2026, March 2026

How to Restart a Project After a Long Break

For writers who had to step away—but still feel the story waiting

There’s a quiet kind of guilt that settles in when you return to a project after a long break.

You open the document.
You scroll.
You think, I should have finished this by now.

And just like that, the pressure builds before you’ve even written a word.

But here’s the truth:
You didn’t fail your project. You paused. And pauses are part of the creative cycle—especially when you’re navigating life, health, or burnout.

Restarting isn’t about catching up.
It’s about reconnecting.


🌿 Step 1: Let Go of Where You “Should” Be

Before you dive back in, release the timeline you had in your head.

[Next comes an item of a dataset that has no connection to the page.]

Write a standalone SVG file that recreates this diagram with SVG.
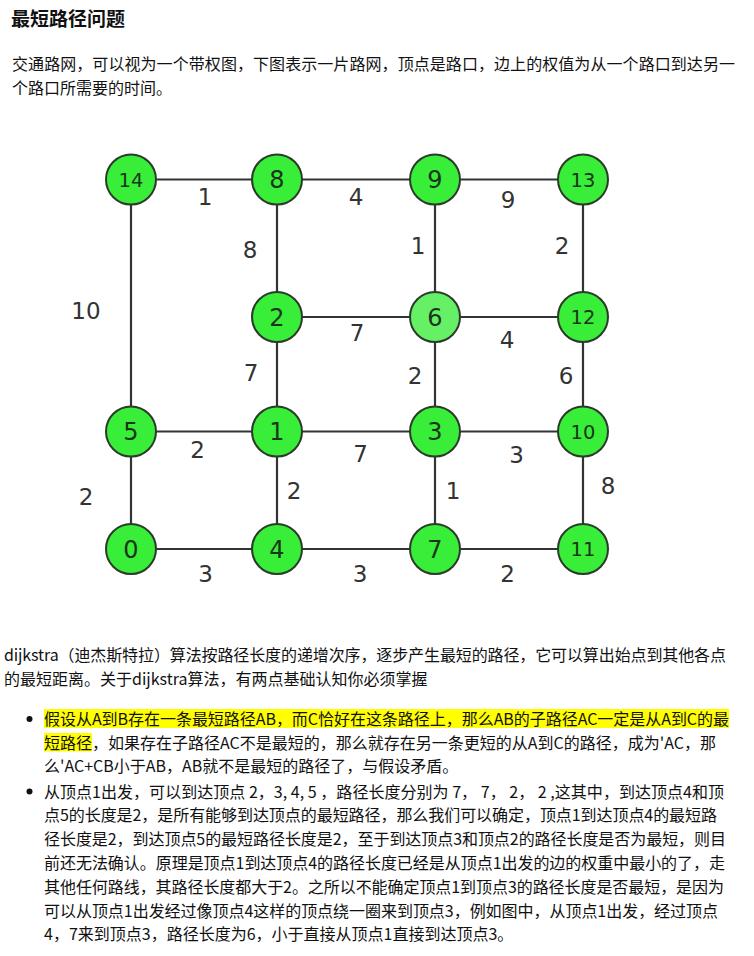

That version of you—the one who started this project—was in a different place. Different energy. Different capacity.

You are not behind.
You are returning with more experience, more depth, and a different perspective.

Instead of asking:
“Why didn’t I finish this?”

Try asking:
“What does this project need from me now?”


✨ Step 2: Revisit Your Project Gently

Don’t jump straight into editing or rewriting everything.

Start by reading.

  • Skim your work like a reader, not a critic
  • Notice what still excites you
  • Highlight scenes, lines, or ideas that feel alive

Let yourself feel curiosity again.

If something feels off, don’t panic—that’s normal. Your voice may have evolved. Your ideas may have deepened.

That’s not failure. That’s growth.


🔥 Step 3: Find the Emotional Core Again

Every project begins with a spark.

A feeling.
A question.
A character you couldn’t let go of.

Take a moment to reconnect with that.

Ask yourself:

  • What drew me to this story in the first place?
  • What emotion was I trying to explore?
  • What still matters about this?

Write a few messy notes if you need to. This step is about remembering why the project mattered—not forcing it to be perfect.


🌙 Step 4: Start Small (Very Small)

You don’t need to dive into a full chapter.

Start with something gentle:

  • Rewrite a single paragraph
  • Add a few lines of dialogue
  • Describe a scene in bullet points
  • Journal from your character’s perspective

Progress doesn’t have to be big to be meaningful.

Especially if you’re dealing with fatigue, brain fog, or overwhelm—small steps are not just valid, they’re sustainable.


🕯 Step 5: Accept That It Might Change

One of the hardest parts of returning is realizing:

You’re not the same writer you were when you started.

And that means the project might shift.

  • Characters may feel different
  • Plot directions may change
  • Themes may deepen

Instead of trying to force the story back into its old shape, allow it to evolve with you.

You’re not “fixing” the project.
You’re continuing it.


🌸 Step 6: Create a Soft Re-Entry Routine

Instead of jumping back in with pressure, build a gentle rhythm:

  • 10–20 minutes a day
  • A cozy writing space (tea, blanket, music)
  • No word count expectations
  • No pressure to be consistent every single day

Think of it as rebuilding trust with your creativity.

Not demanding.
Not forcing.
Just showing up.


💫 Step 7: Redefine What Finishing Means

Sometimes the version of “finished” you had before doesn’t fit anymore.

And that’s okay.

Maybe finishing now means:

  • Completing one chapter
  • Turning it into a short story instead of a novel
  • Reworking it into something new
  • Or simply reconnecting with writing again

You get to redefine success based on where you are now.


🌿 Final Thoughts

Coming back to a project after a long break can feel overwhelming—but it can also be something else:

A second chance.
A deeper beginning.
A softer way forward.

Your story didn’t disappear while you were gone.
It waited.

And now, you’re allowed to meet it again—without guilt, without pressure, and without needing to be the same version of yourself who started it.


✨ A Gentle Prompt to Begin Again

If you’re not sure where to start, try this:

“Write a scene where your main character has also returned after a long absence. What has changed? What hasn’t?”

Sometimes, the way back into your story…
is through the same door your character walks through.